I was diagnosed as being autistic this year and wasn't surprised. It has taken some getting used to, but it was such a real feeling of relief that I cried at my diagnosis—raw emotion just came pouring out of my face.
I felt like I could remove the mask, put down the tools I had been using for so many years to hide who I was, deal with life and start being truly myself.
After repeatedly being misdiagnosed with a range of different mental health difficulties, I was frustrated and annoyed that I did not have the answers to why I found some aspects of life so challenging. At times I felt like I was watching life from inside a goldfish bowl, I did not quite understand how others managed to achieve what they did without the problems and disasters I often seemed to encounter. Certain situations, heightened senses and social interactions were making me have frequent meltdowns, manifested in many different ways, and were causing me to become anxious.

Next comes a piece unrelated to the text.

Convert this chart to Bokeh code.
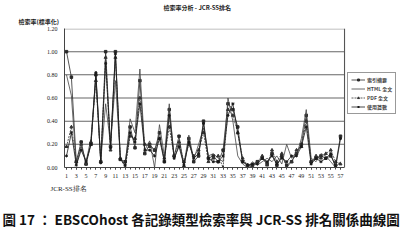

For years I had devised a complicated and stressful ability to camouflage and conceal my difficulties. This ranged from observing and mimicking the behavior and language of my peers, to overworking and overloading myself to a breaking point, in order to complete tasks to a high enough standard that no one would ever notice my struggles.
I would often camouflage for an entire day, resulting in a meltdown as soon as I had got home. I would then have to spend the whole evening in a state of anxiety and exhaustion, attempting to recharge myself for the next day.
My growing inability to change my routine and my frustration at even the smallest, last-minute alteration to something as insignificant as what we were having for tea, was beginning to take its toll on my husband and, to be honest, myself, too.
Then my little boy was born.
When you have children, especially your first child, everything transforms. I didn't expect everything to change so much, but it did. I struggled, really struggled. Everything was a sensory nightmare: the birth, the noise, lack of sleep, constantly being touched by another human being, breastfeeding, visitors coming to my house all the time, not a moment to think, the mess. There was no stillness, no downtime and not a moment to think.
I was traumatized and I did not know why. I plagued myself with thoughts of, It is you, you're not doing it right. You should be happy, you are ungrateful, this is what you wanted, make it work, don't complain, pretend you're fine.
But I was not fine, far from it.
I used to hide upstairs and scream into the carpet as loud as I could so no one heard.
I used to carry my little boy in his sling and walk for miles just so that he would sleep and I could get a moment to myself.
I used to sit awake all night feeding, loving and caring for him even though at times I just wanted to rip my skin off my body because my senses were going into overdrive and I was touched out.
I thought that going to every single baby group would help me and I tried to get out every day and be around people. This only made it worse. The noise of the baby groups, keeping up with social expectations, trying to understand new relationships with adults when I should have been trying to understand my new relationship with my baby. The fallout of trying to do so much was so epic I had a nervous breakdown.
Piecing myself back together has been a very long process.
Finally, when I was feeling better and had opened up to my family and my doctor about how unbelievably hard I was finding things, it was suggested that I may be autistic and I began to seek a diagnosis. The more I read, the more I understood and the light at the end of the tunnel was getting brighter. I could feel a peace within myself that had never been there before like I was finally getting to know who I really was.
Life after my diagnosis is so much better, I feel like I am finally building a life for myself and my family that is true to who I am.
I talk openly about my difficulties rather than masking my emotions. I can identify which situations I am going to find challenging and will lead to a meltdown.
I know now that it is okay to say "no" to people. I acknowledge and celebrate my differences, difficulties, and achievements and choose to surround myself with people who understand, not those who I have to pretend in front of.
Since receiving my diagnosis, I have given birth to my daughter. I was able to discuss my sensory and communication difficulties with the midwives before her birth and the whole experience was amazing. I have received the support that I should have had the first time around. I am a different person and I am better for it.
I still find situations challenging but my awareness of myself has taken the edge off. These days we do not go to all the baby groups. I am not readily available to every single person who walks into my life because I feel that is how I 'should' behave. My priority is my family and I love to spend time alone with my children. I rest, talk with my husband and put plans in place. I have also stopped beating myself up for finding things hard or just needing a break.
Having my little boy gave me the strength to say, "This is really hard and I'm not willing to do this anymore." I needed answers in order to recognize and address my difficulties in a healthy way.
Having my little girl has allowed me to see the person I really am and I've seen firsthand how beautiful and amazing the first year of motherhood can be. I am grateful every day for my children, what they teach me and how they have allowed me to grow. My little boy was loved and cared for just as much as my little girl, but I was the one having a hard time.
Motherhood has broken me and saved me in equal measures.
This is autism. I am still the same person I have always been. Only now I am better because I have more knowledge and understanding of who I am and what I can achieve.